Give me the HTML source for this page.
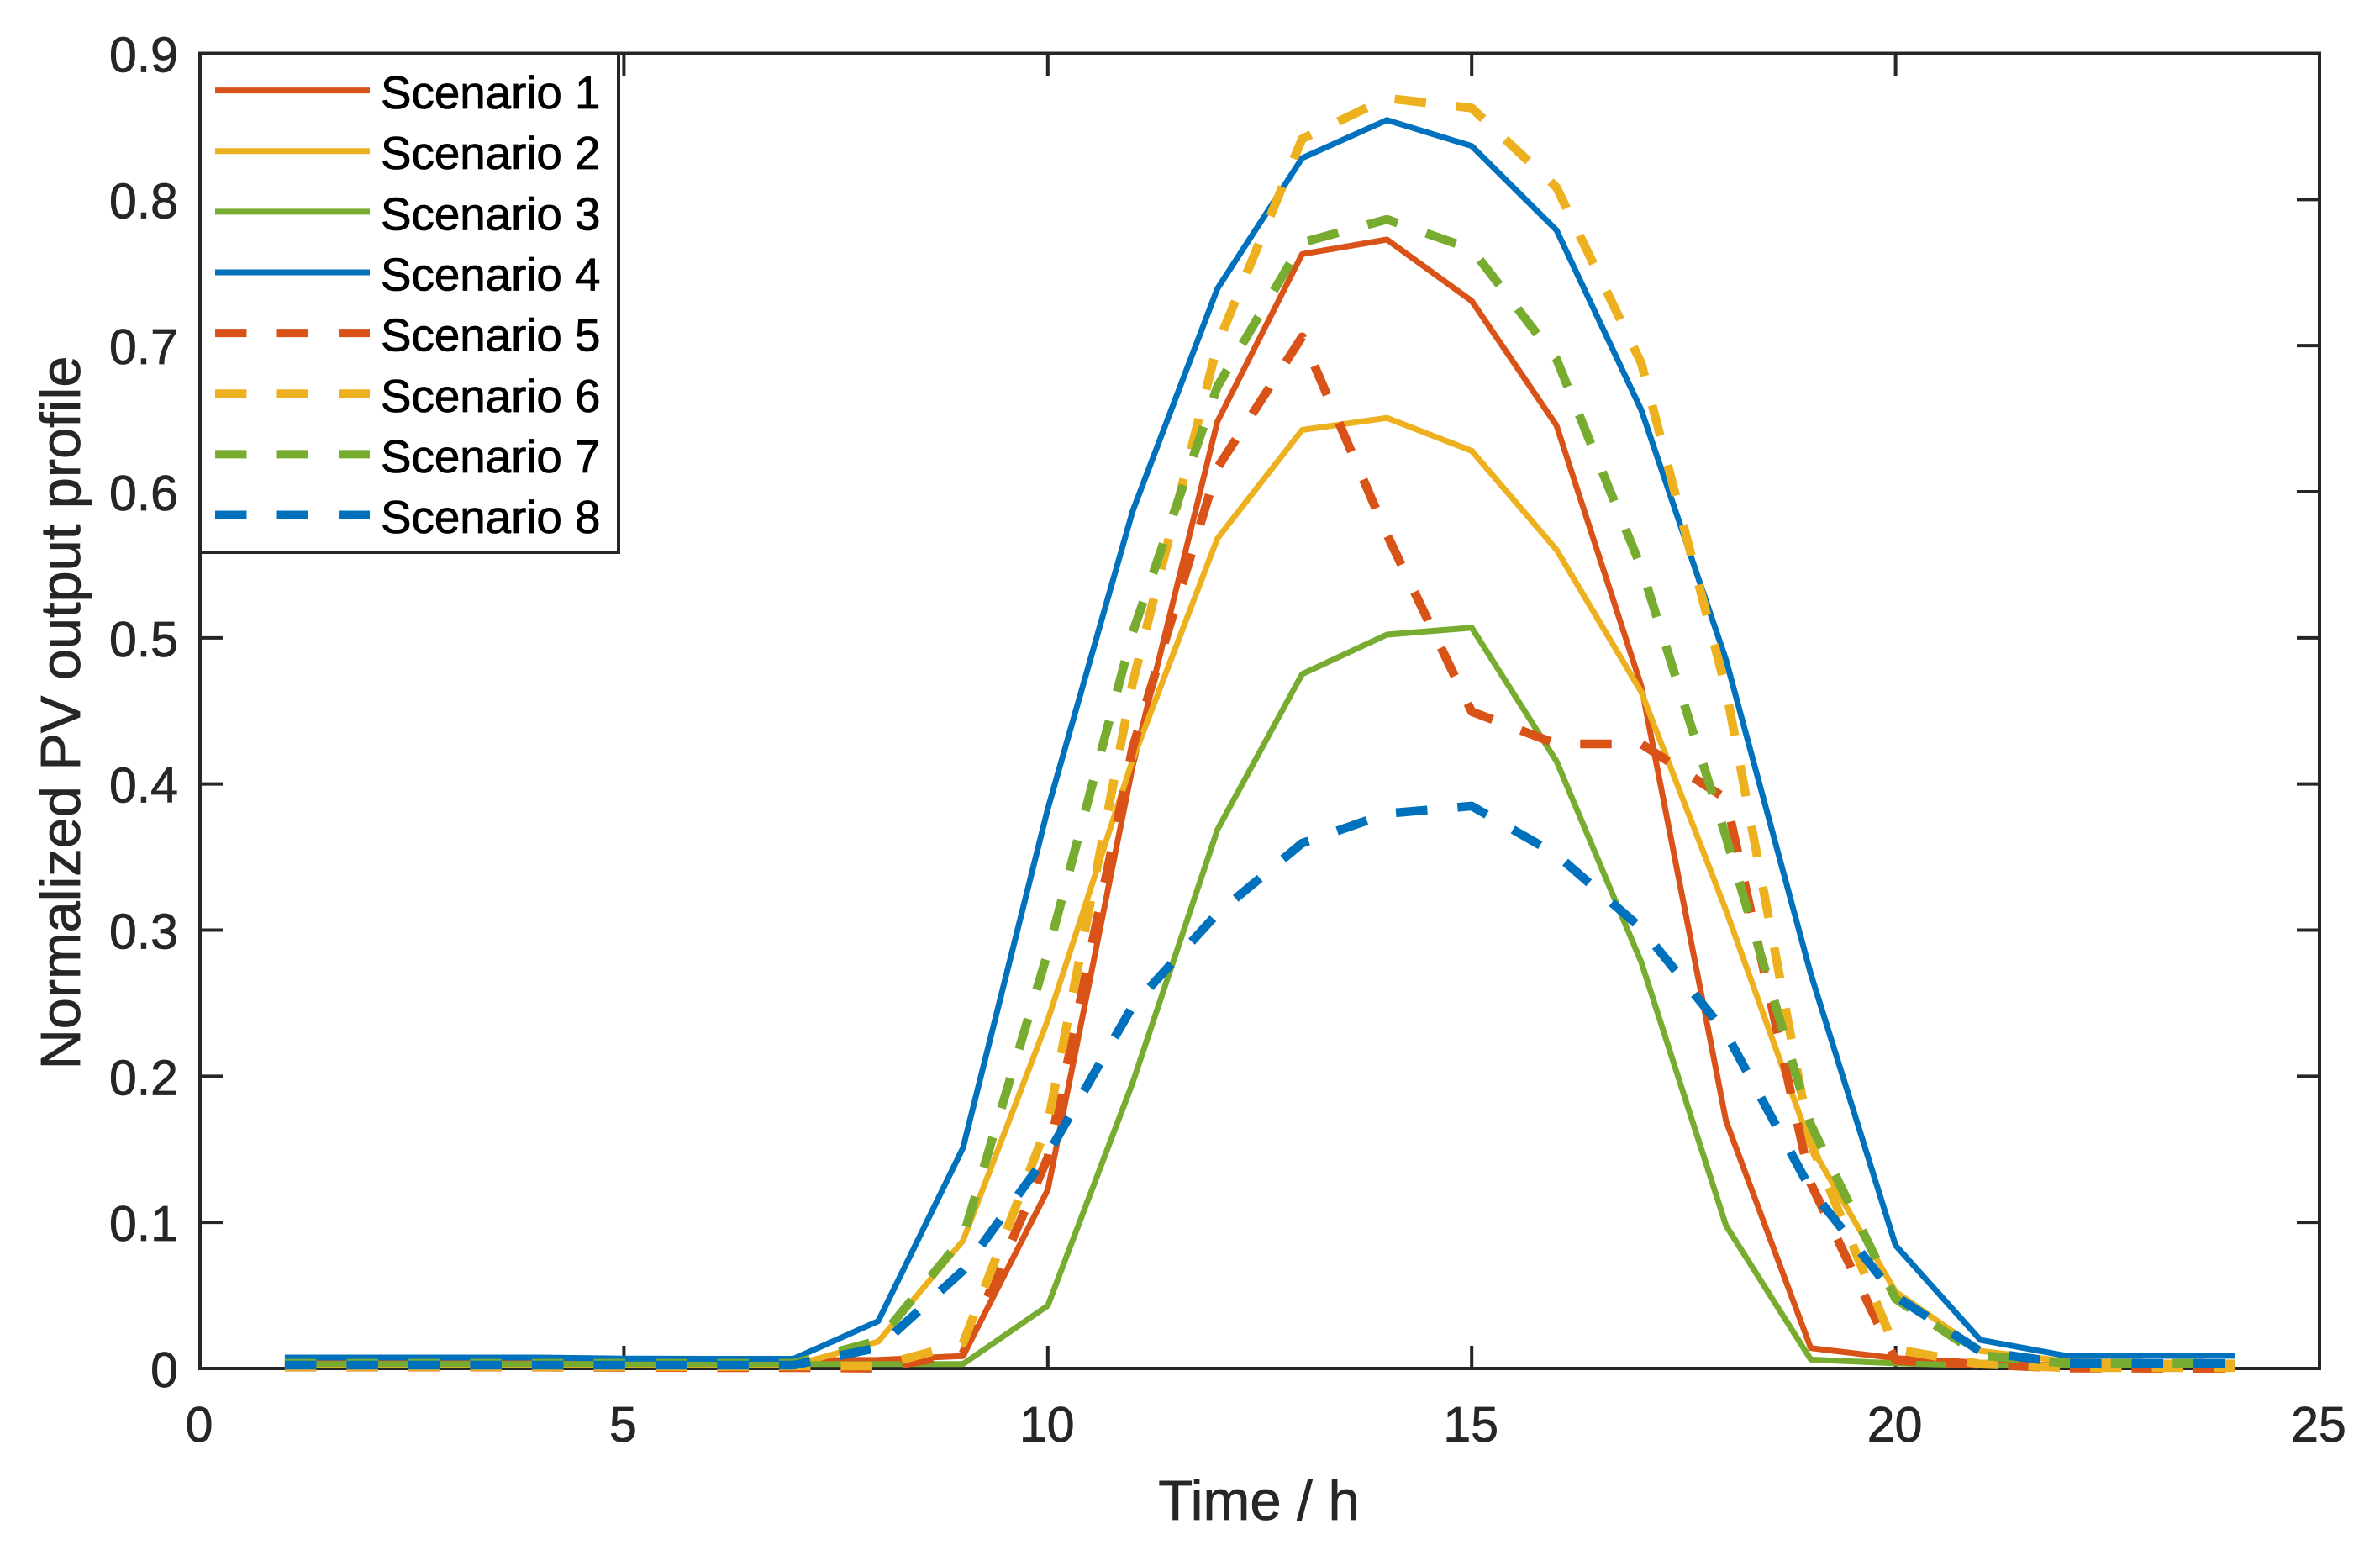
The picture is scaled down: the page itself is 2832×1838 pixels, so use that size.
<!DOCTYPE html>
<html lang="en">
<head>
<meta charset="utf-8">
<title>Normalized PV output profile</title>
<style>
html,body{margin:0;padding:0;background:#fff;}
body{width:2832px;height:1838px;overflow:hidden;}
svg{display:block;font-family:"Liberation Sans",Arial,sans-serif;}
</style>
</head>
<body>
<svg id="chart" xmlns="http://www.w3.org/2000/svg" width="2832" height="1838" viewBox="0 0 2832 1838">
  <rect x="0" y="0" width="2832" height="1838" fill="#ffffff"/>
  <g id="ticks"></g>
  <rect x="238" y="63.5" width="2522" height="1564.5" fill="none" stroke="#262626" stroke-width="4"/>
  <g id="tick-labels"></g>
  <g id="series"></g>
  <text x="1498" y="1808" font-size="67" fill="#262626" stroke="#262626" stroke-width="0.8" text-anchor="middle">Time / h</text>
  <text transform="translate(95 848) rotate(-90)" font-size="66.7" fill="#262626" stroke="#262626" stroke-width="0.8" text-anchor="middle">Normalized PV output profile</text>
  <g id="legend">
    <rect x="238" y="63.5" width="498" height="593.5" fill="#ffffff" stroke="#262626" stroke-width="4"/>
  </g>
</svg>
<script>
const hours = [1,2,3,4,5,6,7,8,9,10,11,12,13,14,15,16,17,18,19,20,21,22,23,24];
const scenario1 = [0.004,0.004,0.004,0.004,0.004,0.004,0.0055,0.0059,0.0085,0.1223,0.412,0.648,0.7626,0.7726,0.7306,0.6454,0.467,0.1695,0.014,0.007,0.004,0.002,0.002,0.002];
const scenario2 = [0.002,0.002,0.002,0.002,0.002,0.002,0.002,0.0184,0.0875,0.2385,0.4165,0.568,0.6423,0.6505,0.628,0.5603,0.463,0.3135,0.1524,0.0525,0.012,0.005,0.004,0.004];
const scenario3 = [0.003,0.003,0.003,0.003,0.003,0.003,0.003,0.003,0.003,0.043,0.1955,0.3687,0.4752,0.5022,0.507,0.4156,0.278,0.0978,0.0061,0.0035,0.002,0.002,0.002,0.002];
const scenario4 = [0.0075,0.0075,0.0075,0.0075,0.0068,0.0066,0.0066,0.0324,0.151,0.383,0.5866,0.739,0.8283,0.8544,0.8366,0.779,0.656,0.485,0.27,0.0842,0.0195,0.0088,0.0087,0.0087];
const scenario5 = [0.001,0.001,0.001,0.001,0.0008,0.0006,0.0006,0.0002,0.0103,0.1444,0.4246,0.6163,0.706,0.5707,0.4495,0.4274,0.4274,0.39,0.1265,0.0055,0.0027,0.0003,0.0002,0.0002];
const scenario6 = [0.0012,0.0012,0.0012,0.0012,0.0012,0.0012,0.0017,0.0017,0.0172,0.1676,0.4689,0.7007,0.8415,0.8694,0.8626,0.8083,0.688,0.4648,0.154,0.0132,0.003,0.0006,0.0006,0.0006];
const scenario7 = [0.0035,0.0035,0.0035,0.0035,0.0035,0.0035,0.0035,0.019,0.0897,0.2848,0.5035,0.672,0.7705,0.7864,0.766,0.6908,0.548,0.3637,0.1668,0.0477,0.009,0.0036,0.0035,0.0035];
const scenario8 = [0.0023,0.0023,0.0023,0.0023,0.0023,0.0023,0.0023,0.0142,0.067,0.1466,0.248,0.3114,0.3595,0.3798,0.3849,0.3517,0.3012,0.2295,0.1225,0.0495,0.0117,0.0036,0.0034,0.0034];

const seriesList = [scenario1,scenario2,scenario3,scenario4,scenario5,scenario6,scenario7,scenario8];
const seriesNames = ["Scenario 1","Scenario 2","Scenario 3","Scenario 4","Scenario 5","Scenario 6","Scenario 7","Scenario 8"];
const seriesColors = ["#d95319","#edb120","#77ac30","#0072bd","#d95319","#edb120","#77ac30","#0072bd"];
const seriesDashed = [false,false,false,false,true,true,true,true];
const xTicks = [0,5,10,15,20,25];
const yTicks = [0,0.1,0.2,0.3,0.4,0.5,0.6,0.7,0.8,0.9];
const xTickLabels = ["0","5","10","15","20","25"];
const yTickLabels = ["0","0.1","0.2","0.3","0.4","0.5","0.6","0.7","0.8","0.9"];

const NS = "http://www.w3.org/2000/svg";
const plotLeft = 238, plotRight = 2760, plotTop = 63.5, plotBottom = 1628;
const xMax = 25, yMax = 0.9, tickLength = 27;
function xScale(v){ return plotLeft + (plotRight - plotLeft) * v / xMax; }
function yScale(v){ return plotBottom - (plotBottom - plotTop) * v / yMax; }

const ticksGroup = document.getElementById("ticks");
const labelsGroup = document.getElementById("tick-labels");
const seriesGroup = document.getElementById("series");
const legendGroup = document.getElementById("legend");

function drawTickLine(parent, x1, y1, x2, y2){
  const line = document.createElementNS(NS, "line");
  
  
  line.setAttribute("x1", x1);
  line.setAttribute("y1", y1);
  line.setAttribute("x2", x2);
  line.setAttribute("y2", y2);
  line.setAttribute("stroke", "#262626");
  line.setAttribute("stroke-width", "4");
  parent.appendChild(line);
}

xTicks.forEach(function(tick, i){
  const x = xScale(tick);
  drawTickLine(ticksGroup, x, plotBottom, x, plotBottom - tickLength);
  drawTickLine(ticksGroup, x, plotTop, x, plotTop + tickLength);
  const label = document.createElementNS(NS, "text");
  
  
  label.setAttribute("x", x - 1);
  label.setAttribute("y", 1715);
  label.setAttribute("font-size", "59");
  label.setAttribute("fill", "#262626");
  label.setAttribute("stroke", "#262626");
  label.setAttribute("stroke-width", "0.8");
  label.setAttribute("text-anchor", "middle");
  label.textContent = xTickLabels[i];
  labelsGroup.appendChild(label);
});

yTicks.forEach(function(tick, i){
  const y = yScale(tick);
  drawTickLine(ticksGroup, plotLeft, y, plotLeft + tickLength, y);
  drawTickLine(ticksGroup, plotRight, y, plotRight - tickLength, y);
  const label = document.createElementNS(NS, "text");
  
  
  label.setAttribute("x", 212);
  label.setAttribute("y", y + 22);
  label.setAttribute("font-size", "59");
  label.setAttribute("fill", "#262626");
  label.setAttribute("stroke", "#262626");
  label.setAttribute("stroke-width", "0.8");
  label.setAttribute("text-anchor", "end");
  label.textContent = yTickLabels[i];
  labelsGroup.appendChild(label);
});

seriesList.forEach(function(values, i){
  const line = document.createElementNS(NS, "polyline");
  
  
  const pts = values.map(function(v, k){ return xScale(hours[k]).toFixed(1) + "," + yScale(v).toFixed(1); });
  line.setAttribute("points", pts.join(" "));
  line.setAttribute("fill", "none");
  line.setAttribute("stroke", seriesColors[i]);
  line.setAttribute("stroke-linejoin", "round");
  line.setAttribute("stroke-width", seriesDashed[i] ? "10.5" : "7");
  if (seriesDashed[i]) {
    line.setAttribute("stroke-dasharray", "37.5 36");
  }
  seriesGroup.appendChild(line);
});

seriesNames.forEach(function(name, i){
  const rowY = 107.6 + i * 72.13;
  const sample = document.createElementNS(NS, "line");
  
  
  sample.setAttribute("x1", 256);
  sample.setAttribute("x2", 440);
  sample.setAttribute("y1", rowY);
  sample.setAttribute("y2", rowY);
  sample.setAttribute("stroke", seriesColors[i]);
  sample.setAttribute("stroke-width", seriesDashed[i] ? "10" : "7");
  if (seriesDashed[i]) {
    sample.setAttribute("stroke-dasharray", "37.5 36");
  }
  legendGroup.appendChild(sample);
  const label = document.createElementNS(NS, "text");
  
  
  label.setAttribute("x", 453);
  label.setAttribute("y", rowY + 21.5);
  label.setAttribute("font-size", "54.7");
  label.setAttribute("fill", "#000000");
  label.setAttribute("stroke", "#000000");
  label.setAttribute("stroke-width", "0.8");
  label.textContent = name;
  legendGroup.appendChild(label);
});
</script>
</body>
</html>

TASK PROMPT — In the listing, find every line containing the word "page" and list it.

FULL OUTPUT —
Give me the HTML source for this page.
The picture is scaled down: the page itself is 2832×1838 pixels, so use that size.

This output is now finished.